I often look at my own hands, so strikingly different in appearance to my mother’s. My fingers are stretched wide apart like I’m palming a basketball. The knuckle on my ring finger appears larger than my ring. I am resigned to broken nails and creases, and the fact that I have arthritic hands, curl and knot my fingers like well-established plant roots. Alas, I do not have my mother’s hands.
Looking closely at hands, I see a series of milestones unspoken. Hands, from the moment we are born have been the tools used to reach out, grab and embrace life. Hands have touched breasts and held onto newborns. They have caressed a lover, struck in fear or anger, brushed aside hair, wiped away tears. They have braced and caught falls. They’ve put food into mouths and clothes on backs. They’ve tied shoes, buttoned shirts, brushed teeth, and nursed scrapes and bruises. Fluffing, patting, retrieving, holding, writing, scratching, building, tearing down and soothing. Hands have trembled when forced to stand back to allow children their independence. They’ve been sticky and wet, bent and broken. Hands have tilled soil, reaped harvest, burned and dowsed fires and cleared snow. They’ve said hello in a hand shake and waved endless goodbyes sending sons and daughters to war.

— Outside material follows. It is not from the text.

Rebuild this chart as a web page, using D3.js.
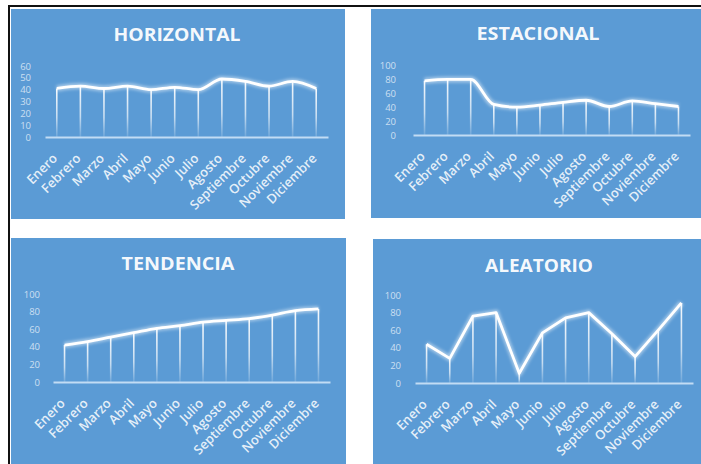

They’ve suffered blisters to raise brave youth. They’ve held riffles; been dirty, scraped and raw, swollen and bent. They’ve been uneasy and clumsy. They’ve been pampered and manicured. They’ve been strong and they’ve been weak. Hands have shaken with clenched fists when boundaries have been pushed and injustices prevailed. From raking the yard to scrubbing floors, pulling weeds to changing tires, hands have moved through life fixing, cooking, nurturing, healing, for the comfort and safety of loved ones. Leathery, creased, silky or statuesque, hands have come together in applause, and folded together in prayer. There is life so beautiful in hands.
I realize that the world has its own idea of beauty and that it may have nothing to do with hands that serve. But my world has shown me that my hands (and “mutant” fingerprints), although strikingly different in shape, size and texture from my mother’s, will still carry the story of my work with me all the days of my life. Because in those creases and imperfections will exist a long and exquisite history of love that only mothers know.
Dedicated to ALL women who use the strength and power of their hands to mother all living things, and especially to mothers who are no longer of this world but there where they have been stroked and caressed and held by the hands of God, HAPPY MOTHER’S DAY.